Most incinerator-stacks are constructed with a steel shell lined with heat-resistant refractory. Such stacks can be free- standing, or guy- or derrick-supported structures. Selection of support type is dictated by stack height, windload and/or, seismic criteria for the site. A guy-supported stack is most: economical; however, a larger plot space is needed for guy anchors and cables. A free standing stack is most commonly: used for heights not exceeding 250 ft. Taller stacks are usually derrick-supported.

Incinerators are generally designed for a maximum operating temperature of 2,000°F. Thus refractories rated as low as 2,200°F have been successfully used in incinerator-stack installations. Normally, one layer of refractory is sufficient, and is usually an insulating castable rated at service conditions of 2,200°F or above.

Vertical incinerators installed at the base of the stack require proper protection for the incinerator steel floor.
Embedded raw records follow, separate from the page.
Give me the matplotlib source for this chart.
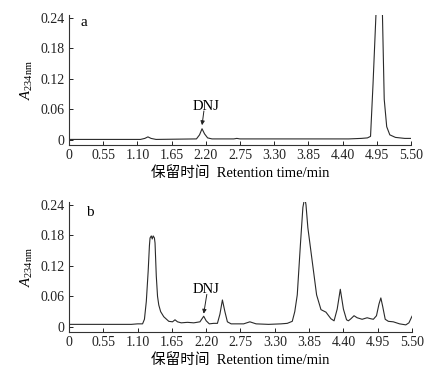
import matplotlib
matplotlib.use("Agg")
import matplotlib.pyplot as plt

plt.rcParams['font.family'] = ['Liberation Serif', 'Noto Sans CJK SC']
plt.rcParams['mathtext.fontset'] = 'custom'
plt.rcParams['mathtext.rm'] = 'Liberation Serif'
plt.rcParams['mathtext.it'] = 'Liberation Serif:italic'

# Panel a chromatogram (retention time, absorbance)
time_a = [0.00, 1.15, 1.22, 1.27, 1.32, 1.40, 2.05, 2.10, 2.14, 2.18, 2.23, 2.30,
          2.65, 2.70, 2.75, 4.50, 4.70, 4.80, 4.85, 4.89, 4.94, 4.96, 5.02, 5.04,
          5.07, 5.11, 5.16, 5.25, 5.40, 5.50]
abs_a = [0.001, 0.001, 0.003, 0.006, 0.003, 0.001, 0.002, 0.010, 0.022, 0.012, 0.004, 0.002,
         0.002, 0.003, 0.002, 0.002, 0.003, 0.004, 0.007, 0.110, 0.255, 0.300, 0.300, 0.255,
         0.080, 0.026, 0.010, 0.005, 0.003, 0.003]

# Panel b chromatogram
time_b = [0.00, 1.00, 1.10, 1.18, 1.21, 1.24, 1.27, 1.29, 1.30, 1.32, 1.335, 1.35, 1.37,
          1.38, 1.40, 1.42, 1.44, 1.47, 1.52, 1.60, 1.66, 1.70, 1.74, 1.80, 1.90, 2.00,
          2.10, 2.16, 2.20, 2.25, 2.32, 2.38, 2.42, 2.46, 2.50, 2.54, 2.60, 2.80, 2.90,
          3.00, 3.20, 3.40, 3.50, 3.58, 3.62, 3.66, 3.71, 3.75, 3.78, 3.80, 3.83, 3.90,
          3.97, 4.04, 4.12, 4.20, 4.25, 4.30, 4.35, 4.40, 4.45, 4.48, 4.52, 4.57, 4.62,
          4.70, 4.78, 4.84, 4.88, 4.93, 4.97, 5.00, 5.03, 5.07, 5.12, 5.20, 5.30, 5.40,
          5.45, 5.50]
abs_b = [0.005, 0.005, 0.006, 0.006, 0.015, 0.050, 0.110, 0.160, 0.175, 0.179, 0.173, 0.179, 0.175,
         0.165, 0.100, 0.060, 0.043, 0.030, 0.020, 0.011, 0.010, 0.014, 0.010, 0.008, 0.009, 0.008,
         0.010, 0.021, 0.012, 0.006, 0.007, 0.007, 0.025, 0.053, 0.030, 0.010, 0.006, 0.006, 0.010,
         0.006, 0.005, 0.006, 0.007, 0.011, 0.030, 0.063, 0.161, 0.235, 0.255, 0.240, 0.195, 0.129,
         0.063, 0.034, 0.029, 0.016, 0.012, 0.035, 0.074, 0.035, 0.014, 0.012, 0.016, 0.022, 0.018,
         0.015, 0.018, 0.016, 0.015, 0.022, 0.045, 0.057, 0.040, 0.015, 0.011, 0.010, 0.006, 0.004,
         0.008, 0.021]

x_ticks = [0, 0.55, 1.10, 1.65, 2.20, 2.75, 3.30, 3.85, 4.40, 4.95, 5.50]
x_labels = ['0', '0.55', '1.10', '1.65', '2.20', '2.75', '3.30', '3.85', '4.40', '4.95', '5.50']
y_ticks = [0, 0.06, 0.12, 0.18, 0.24]
y_labels = ['0', '0.06', '0.12', '0.18', '0.24']

fig = plt.figure(figsize=(4.31, 3.75), dpi=100)
ax_a = fig.add_axes([0.160, 0.6133, 0.7935, 0.3456])
ax_b = fig.add_axes([0.160, 0.1147, 0.7960, 0.3456])

panels = [
    (ax_a, time_a, abs_a, 'a', (0.18, 0.232), (2.20, 0.066), (2.14, 0.029), (2.17, 0.057)),
    (ax_b, time_b, abs_b, 'b', (0.27, 0.226), (2.20, 0.074), (2.16, 0.026), (2.21, 0.064)),
]

for ax, t, a, lab, labpos, txtpos, tip, tail in panels:
    ax.plot(t, a, color='#2a2a2a', lw=0.8)
    ax.set_xlim(0, 5.5)
    ax.set_ylim(-0.01, 0.245)
    ax.spines['top'].set_visible(False)
    ax.spines['right'].set_visible(False)
    for s in ('left', 'bottom'):
        ax.spines[s].set_color('#333333')
        ax.spines[s].set_linewidth(0.8)
    ax.set_xticks(x_ticks)
    ax.set_xticklabels(x_labels)
    ax.set_yticks(y_ticks)
    ax.set_yticklabels(y_labels)
    ax.tick_params(direction='in', length=3, width=0.7, labelsize=10, colors='#222222', pad=3)
    ax.set_xlabel('保留时间  Retention time/min', fontsize=10.5, labelpad=3)
    ax.set_ylabel(r'$A_{234\mathrm{nm}}$', fontsize=10.5, labelpad=4)
    ax.text(labpos[0], labpos[1], lab, fontsize=11, ha='left', va='center')
    ax.text(txtpos[0], txtpos[1], 'DNJ', fontsize=10.5, ha='center', va='center')
    ax.annotate('', xy=tip, xytext=tail,
                arrowprops=dict(arrowstyle='-|>', color='#222222', lw=0.7,
                                mutation_scale=6, shrinkA=0, shrinkB=0))

fig.savefig('out.png', dpi=100)
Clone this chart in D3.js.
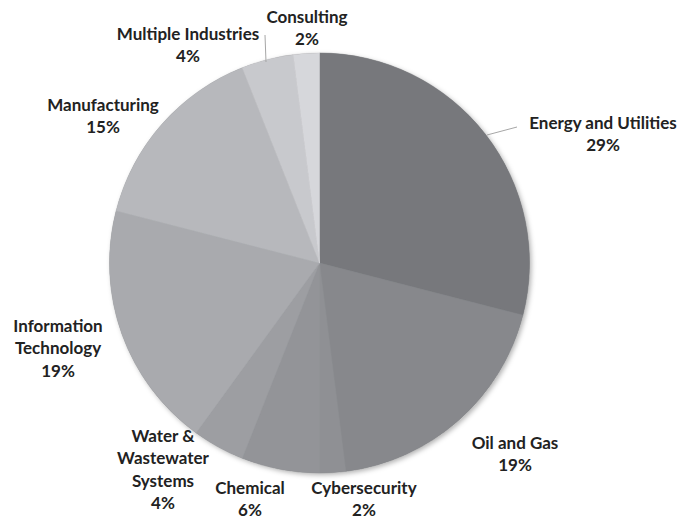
<!DOCTYPE html>
<html>
<head>
<meta charset="utf-8">
<script src="https://cdn.jsdelivr.net/npm/d3@7"></script>
<style>
  html, body { margin: 0; padding: 0; background: #ffffff; }
  svg text { font-family: "Lato", "Open Sans", sans-serif; font-weight: 700; fill: #222222; }
</style>
</head>
<body>
<svg id="chart" width="679" height="521"></svg>
<script>
// Share of organisations by industry sector (percent)
const categories = [
  "Energy and Utilities", "Oil and Gas", "Cybersecurity", "Chemical",
  "Water & Wastewater Systems", "Information Technology", "Manufacturing",
  "Multiple Industries", "Consulting"
];
const values = [29, 19, 2, 6, 4, 19, 15, 4, 2];
const sliceColors = [
  "#77787c", "#87888c", "#8f9094", "#939498", "#9d9ea2",
  "#a9aaae", "#b7b8bc", "#c8c9cd", "#d6d7db"
];
// Label text broken into lines, with label anchor positions
const labelLines = [
  ["Energy and Utilities"], ["Oil and Gas"], ["Cybersecurity"], ["Chemical"],
  ["Water &", "Wastewater", "Systems"], ["Information", "Technology"],
  ["Manufacturing"], ["Multiple Industries"], ["Consulting"]
];
const labelPos = [
  [603, 123], [515, 443], [364, 488], [250, 488],
  [163, 436], [58, 326], [103, 105], [188, 34], [307, 17]
];

const svg = d3.select("#chart");
const cx = 319.5, cy = 263, radius = 210;

const defs = svg.append("defs");
const shadow = defs.append("filter").attr("id", "pieShadow")
  .attr("x", "-10%").attr("y", "-10%").attr("width", "120%").attr("height", "120%");
shadow.append("feDropShadow")
  .attr("dx", 2).attr("dy", 2).attr("stdDeviation", 2.5)
  .attr("flood-color", "#000").attr("flood-opacity", 0.3);

const data = categories.map((c, i) => ({ name: c, value: values[i], color: sliceColors[i], lines: labelLines[i], pos: labelPos[i] }));

const pie = d3.pie().sort(null).value(d => d.value);
const arc = d3.arc().innerRadius(0).outerRadius(radius);
const arcs = pie(data);

const g = svg.append("g").attr("transform", `translate(${cx},${cy})`);
g.append("circle").attr("r", radius).attr("fill", "#888").attr("filter", "url(#pieShadow)");
g.selectAll("path.slice")
  .data(arcs)
  .join("path")
  .attr("class", "slice")
  .attr("d", arc)
  .attr("fill", d => d.data.color)
  .attr("stroke", d => d.data.color)
  .attr("stroke-width", 0.5);

// Leader lines for labels placed away from their slices
const leaders = [
  { i: 0, pts: [[487, 135], [517, 127]] },
  { i: 7, pts: [[265, 35], [266, 62]] }
];
svg.selectAll("path.leader")
  .data(leaders)
  .join("path")
  .attr("class", "leader")
  .attr("d", d => d3.line()(d.pts))
  .attr("fill", "none")
  .attr("stroke", "#a6a6a6")
  .attr("stroke-width", 1);

const lineH = 22.5;
const labels = svg.selectAll("text.label")
  .data(arcs)
  .join("text")
  .attr("class", "label")
  .attr("text-anchor", "middle")
  .attr("font-size", "17px");
labels.each(function(d) {
  const t = d3.select(this);
  const [x, y] = d.data.pos;
  const lines = d.data.lines.concat([d.data.value + "%"]);
  lines.forEach((ln, k) => {
    t.append("tspan").attr("x", x).attr("y", y + k * lineH).attr("dy", "0.35em").text(ln);
  });
});
</script>
</body>
</html>
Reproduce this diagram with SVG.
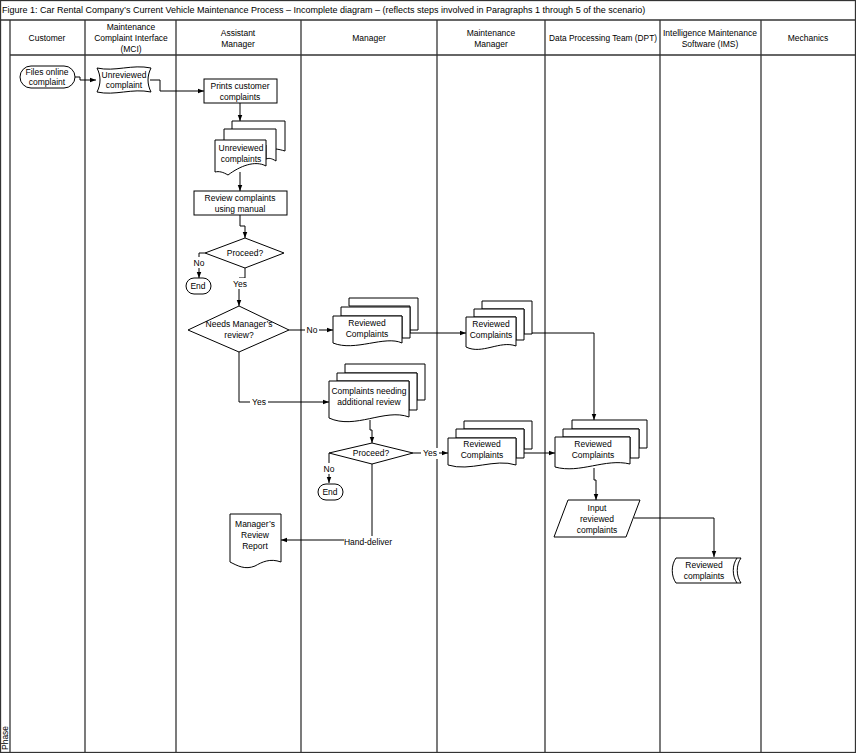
<svg xmlns="http://www.w3.org/2000/svg" width="856" height="753" viewBox="0 0 856 753">
<style>
text{font-family:"Liberation Sans",Arial,sans-serif;font-size:8.5px;fill:#000;text-anchor:middle}
.h{font-size:9px}
.s{fill:#fff;stroke:#000;stroke-width:1}
.ln{stroke:#333;stroke-width:1.3;fill:none}
.c{fill:none;stroke:#000;stroke-width:1;marker-end:url(#a)}
.cn{fill:none;stroke:#000;stroke-width:1}
</style>
<defs>
<marker id="a" viewBox="0 0 8 8" refX="8" refY="4" markerWidth="6" markerHeight="6" orient="auto"><path d="M0,1L8,4L0,7z" fill="#000"/></marker>
</defs>
<rect x="0" y="0" width="856" height="753" fill="#fff"/>
<g id="frame">
<rect x="0.5" y="0.5" width="855" height="752" class="ln"/>
<line x1="0" y1="20" x2="856" y2="20" class="ln"/>
<text x="2" y="13" style="text-anchor:start" class="h">Figure 1: Car Rental Company’s Current Vehicle Maintenance Process – Incomplete diagram – (reflects steps involved in Paragraphs 1 through 5 of the scenario)</text>
<line x1="10" y1="20" x2="10" y2="753" class="ln"/>
<line x1="10" y1="55" x2="856" y2="55" class="ln"/>
<line x1="85" y1="20" x2="85" y2="753" class="ln"/>
<line x1="176" y1="20" x2="176" y2="753" class="ln"/>
<line x1="301" y1="20" x2="301" y2="753" class="ln"/>
<line x1="437" y1="20" x2="437" y2="753" class="ln"/>
<line x1="545" y1="20" x2="545" y2="753" class="ln"/>
<line x1="660" y1="20" x2="660" y2="753" class="ln"/>
<line x1="761" y1="20" x2="761" y2="753" class="ln"/>
<text x="47" y="41">Customer</text>
<text x="131" y="30">Maintenance</text><text x="131" y="41">Complaint Interface</text><text x="131" y="52">(MCI)</text>
<text x="238" y="36">Assistant</text><text x="238" y="47">Manager</text>
<text x="369" y="41">Manager</text>
<text x="491" y="36">Maintenance</text><text x="491" y="47">Manager</text>
<text x="603" y="41" textLength="108" lengthAdjust="spacingAndGlyphs">Data Processing Team (DPT)</text>
<text x="710" y="36" textLength="94" lengthAdjust="spacingAndGlyphs">Intelligence Maintenance</text><text x="710" y="47">Software (IMS)</text>
<text x="808" y="41">Mechanics</text>
<text transform="translate(8,750) rotate(-90)" style="text-anchor:start">Phase</text>
</g>
<g id="connectors">
<path class="c" d="M75,77H80V80H96"/>
<path class="c" d="M150,80H160V91H204"/>
<path class="c" d="M240,103V121"/>
<path class="c" d="M240,172V191"/>
<path class="c" d="M240,215V226H245V238"/>
<path class="c" d="M205,253H199V278"/>
<path class="c" d="M245,268V278H239V306"/>
<path class="c" d="M289,330H333"/>
<path class="c" d="M239,352V402H329"/>
<path class="c" d="M402,330H410V333H466"/>
<path class="c" d="M516,333H594V420"/>
<path class="c" d="M370,420V430H372V443"/>
<path class="c" d="M329,453V483"/>
<path class="c" d="M413,453H448"/>
<path class="c" d="M372,464V540H281"/>
<path class="c" d="M516,453H555"/>
<path class="c" d="M594,468V480H596V500"/>
<path class="c" d="M634,518H714V557"/>
<g>
<rect x="192" y="257" width="14" height="11" fill="#fff"/><text x="199" y="266">No</text>
<rect x="231" y="278" width="18" height="11" fill="#fff"/><text x="240" y="287">Yes</text>
<rect x="305" y="325" width="14" height="11" fill="#fff"/><text x="312" y="333">No</text>
<rect x="250" y="397" width="18" height="11" fill="#fff"/><text x="259" y="405">Yes</text>
<rect x="322" y="463" width="14" height="11" fill="#fff"/><text x="329" y="472">No</text>
<rect x="421" y="448" width="18" height="11" fill="#fff"/><text x="430" y="456">Yes</text>
<rect x="344" y="536" width="48" height="11" fill="#fff"/><text x="368" y="545">Hand-deliver</text>
</g>
</g>
<g id="files-online"><rect class="s" x="20" y="66" width="55" height="22" rx="11"/><text x="47" y="75">Files online</text><text x="47" y="85">complaint</text></g>
<g id="unreviewed-mci"><path class="s" d="M97,68C115,72 132,64 151,68C147,76 147,84 151,92C132,88 115,96 97,92C101,84 101,76 97,68z"/><text x="124" y="78">Unreviewed</text><text x="124" y="88">complaint</text></g>
<g id="prints"><rect class="s" x="204" y="79" width="73" height="24"/><text x="240" y="89">Prints customer</text><text x="240" y="100">complaints</text></g>
<g id="unreviewed-multi">
<path class="s" d="M232,121H285V151C278,149 273,148 269,150V137H232z"/>
<path class="s" d="M224,129H276V161C271,158 269,158 266,159V145H224z"/>
<path class="s" d="M215,140H266V166C255,160 240,166 228,175C223,172 219,171 215,172z"/>
<text x="241" y="151">Unreviewed</text><text x="241" y="162">complaints</text></g>
<g id="review-manual"><rect class="s" x="194" y="191" width="93" height="24"/><text x="240" y="201">Review complaints</text><text x="240" y="212">using manual</text></g>
<g id="proceed1"><path class="s" d="M205,253L245,238L284,253L245,268z"/><text x="245" y="256">Proceed?</text></g>
<g id="end1"><rect class="s" x="186" y="278" width="25" height="16" rx="8"/><text x="198" y="289">End</text></g>
<g id="needs-review"><path class="s" d="M188,330L239,306L289,330L239,352z"/><text x="239" y="327">Needs Manager’s</text><text x="239" y="338">review?</text></g>
<g id="reviewed-mgr">
<path class="s" d="M349,298H418V330H410V306H349z"/>
<path class="s" d="M341,307H410V338H402V316H341z"/>
<path class="s" d="M333,316H402V343C385,335 355,352 333,343z"/>
<text x="367" y="326">Reviewed</text><text x="367" y="337">Complaints</text></g>
<g id="reviewed-mm1">
<path class="s" d="M482,301H532V334H524V309H482z"/>
<path class="s" d="M474,309H524V340H516V317H474z"/>
<path class="s" d="M466,317H516V346C500,340 482,355 466,347z"/>
<text x="491" y="327">Reviewed</text><text x="491" y="338">Complaints</text></g>
<g id="needing-review">
<path class="s" d="M345,364H425V400H417V373H345z"/>
<path class="s" d="M337,373H417V410H409V381H337z"/>
<path class="s" d="M329,381H409V417C385,408 355,430 329,418z"/>
<text x="369" y="394">Complaints needing</text><text x="369" y="405">additional review</text></g>
<g id="proceed2"><path class="s" d="M329,453L372,443L413,453L372,464z"/><text x="371" y="456">Proceed?</text></g>
<g id="end2"><rect class="s" x="318" y="484" width="25" height="16" rx="8"/><text x="330" y="495">End</text></g>
<g id="mgr-report"><path class="s" d="M230,514H281V562C270,558 262,562 255,566C245,570 238,566 230,562z"/><text x="255" y="527">Manager’s</text><text x="255" y="538">Review</text><text x="255" y="549">Report</text></g>
<g id="reviewed-mm2">
<path class="s" d="M464,421H532V449H524V429H464z"/>
<path class="s" d="M456,429H524V458H516V438H456z"/>
<path class="s" d="M448,438H516V465C495,458 470,472 448,465z"/>
<text x="482" y="447">Reviewed</text><text x="482" y="458">Complaints</text></g>
<g id="reviewed-dpt">
<path class="s" d="M572,420H647V448H639V429H572z"/>
<path class="s" d="M563,429H639V458H630V437H563z"/>
<path class="s" d="M555,437H630V464C605,458 580,474 555,467z"/>
<text x="593" y="447">Reviewed</text><text x="593" y="458">Complaints</text></g>
<g id="input-reviewed"><path class="s" d="M568,500H640L626,537H554z"/><text x="597" y="511">Input</text><text x="597" y="522">reviewed</text><text x="597" y="533">complaints</text></g>
<g id="stored-ims"><path class="s" d="M676,558H741C736,565 736,576 741,583H676C671,576 671,565 676,558z"/><path class="cn" d="M737,558C732,565 732,576 737,583"/><text x="704" y="568">Reviewed</text><text x="704" y="579">complaints</text></g>
</svg>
The preferred protection is circulation of ambient air below the steel floor. For best results, the steel should be kept cooler than 650- 700°F, and hotter than 300°F. Above about 650°F, steel can be directly sulfided. Below 300°F, water can condense against the shell, absorb SO2 and form a very strong, highly corrosive acid. Accomplishing these temperature goals requires careful design of both inside refractory lining and outside insulation. Normally, refractory thickness to protect the incinerator shell (either vertical or horizontal type) is 2 to 4 inches. The incinerator floor on vertical units normally employs 4 to 6 inches of refractory.

The incinerator-stack should be insulated on the outside to prevent low shell temperature. This insulation can be an air gap (usually 3 to 4 inches deep) with either a stainless steel or aluminum sheathing around the incinerator-stack, or a <1.0 inch-thick layer of blanket-type insulation covered with aluminum or stainless steel. Over-insulation can cause steel shell overheating.

Most government air control units (federal, state and/or local) require that emissions be monitored on a periodic basis. Thus the incinerator-stack is usually equipped with plat- forms, sample nozzles and utilities located at the proper level. This equipment permits periodic measurement of stack flowrate and stack gas composition for use in determining sulfur emission rates.

Where continuous monitoring is required, SO2 stack gas analyzers are installed on the stack. These instruments are often coupled with flow meters to develop a continuous record of flow and SO2 content.

Typical stack velocities for design are 40 to 100 ft/sec, with allowable pressure drop generally determining actual design flowrate.